The validity of the provision was assailed before the Supreme Court and a constitution ebnch in Ramji Lal Modi vs. State of Uttar Pradesh, upheld it. The bench had held in that case that section 295A does not penalise any and every act of insult to or attempt to insult the religion or the religious beliefs of a class of citizens but it penalises only those acts of insults to or those varieties of attempts to insult the religion or the religious beliefs of a class of citizens which are perpetrated with the deliberate and malicious intention of outraging the religious feelings of that class.

“Insults to religion offered unwittingly or carelessly or without any deliberate or malicious intention to outrage the religious feelings of that class do not come within the sanction. It only punishes the aggravated form of insult to religion when it is perpetrated with the deliberate and malicious intention of outraging the religious feelings of that class. The calculated tendency of this aggravated form of insult is clearly to disrupt the public order and the section, which penalises such activities, is well within the protection of cl. (2) of Art. 19 as being a law imposing reasonable restrictions on the exercise of the right to freedom of speech and expression guaranteed by Art. 19 (1) (a). Having regard to the ingredients of the offence created by the impugned section, there cannot, in our opinion, be any possibility of this law being applied for purposes not sanctioned by the Constitution. In other words, the language employed in the section is not wide enough to cover restrictions both within and without the limits of constitutionally permissible legislative action affecting the fundamental right guaranteed by Art. 19 (1) (a) …”, the court had held in Ramji Lal Modi.

In Friday’s order, the Supreme Court held:

“On a keen scrutiny of Section 295A and the view expressed by the Constitution Bench in Ramji Lal Modi, we do not find that the said provision would be attracted in the present case. We are inclined to think so, for the picturisation of the said song solely because of the ‘wink’ would not tantamount to an insult or attempt to insult the religion or the religious beliefs of a class of citizens. The said song has been on YouTube since February, 2018. We do not perceive that any calculated tendency is adopted by the petitioners to insult or to disturb public order to invite the wrath of Section 295A of the IPC.”

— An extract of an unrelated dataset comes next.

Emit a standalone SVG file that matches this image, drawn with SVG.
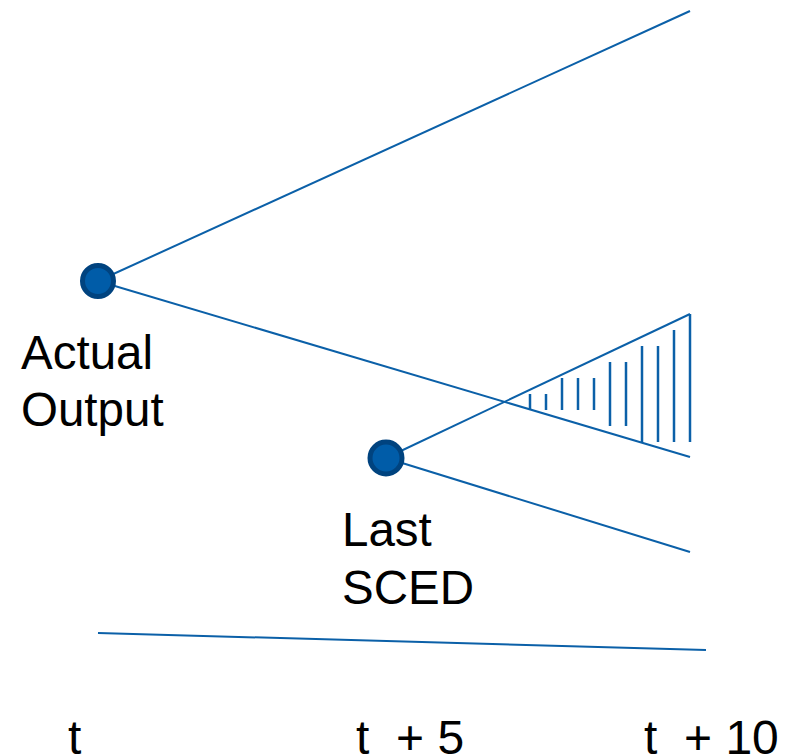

The bench also relied on its previous decision in Manohar Lal Sharma vs. Sanjay Leela Bhansali and Others (2018), wherein the Court observed thus:

“A story told on celluloid or a play enacted on a stage or a novel articulated in a broad and large canvas or epic spoken with eloquence or a poem sung with passion or recited with rhythm has many a layer of freedom of expression of thought that requires innovation, skill, craftsmanship and, above all, individual originality founded on the gift of imagination or reality transformed into imagination or vice versa. The platform can be different and that is why, the creative instinct is respected and has the inherent protective right from within which is called artistic license.”

The bench also cited the court’s recent verdict in Mahendra Singh Dhoni vs. Yerraguntla Shyamsundar and Another (2017) wherein the justification for the registration of an FIR under Section 295A had come up for consideration before the court. Appreciating the act done by the petitioner therein, the court quashed the FIR for an offence under Section 295A IPC.

The bench added:

“As we perceive, the intervenor, who was an informant in F.I.R. No.34 of 2018, in all possibility has been an enthusiast to gain a mileage from the F.I.R., though the same was really not warranted. What is urged before us is that picturisation which involves the actress with a wink is  blasphemous. Barring that there is no other allegation. Such an allegation, even if it is true, would not come within the ambit and sweep of Section 295A I.P.C., as has been explained in Ramji Lal Modi. In view of the aforesaid, we allow the writ petition and quash the F.I.R. No.34 of 2018. We also direct that no F.I.R. under Section 154 or any complaint under Section 200 of the Code of Criminal Procedure should be entertained against the petitioners because of the picturisation of the song.”

The bench’s ruling is significant, coming at a time when the Punjab legislative assembly unanimously amended the Indian Penal Code to insert Section 295AA to prescribe life sentence for insulting religious scriptures. The amendment has invited serious criticism from the defenders of free speech and civil society.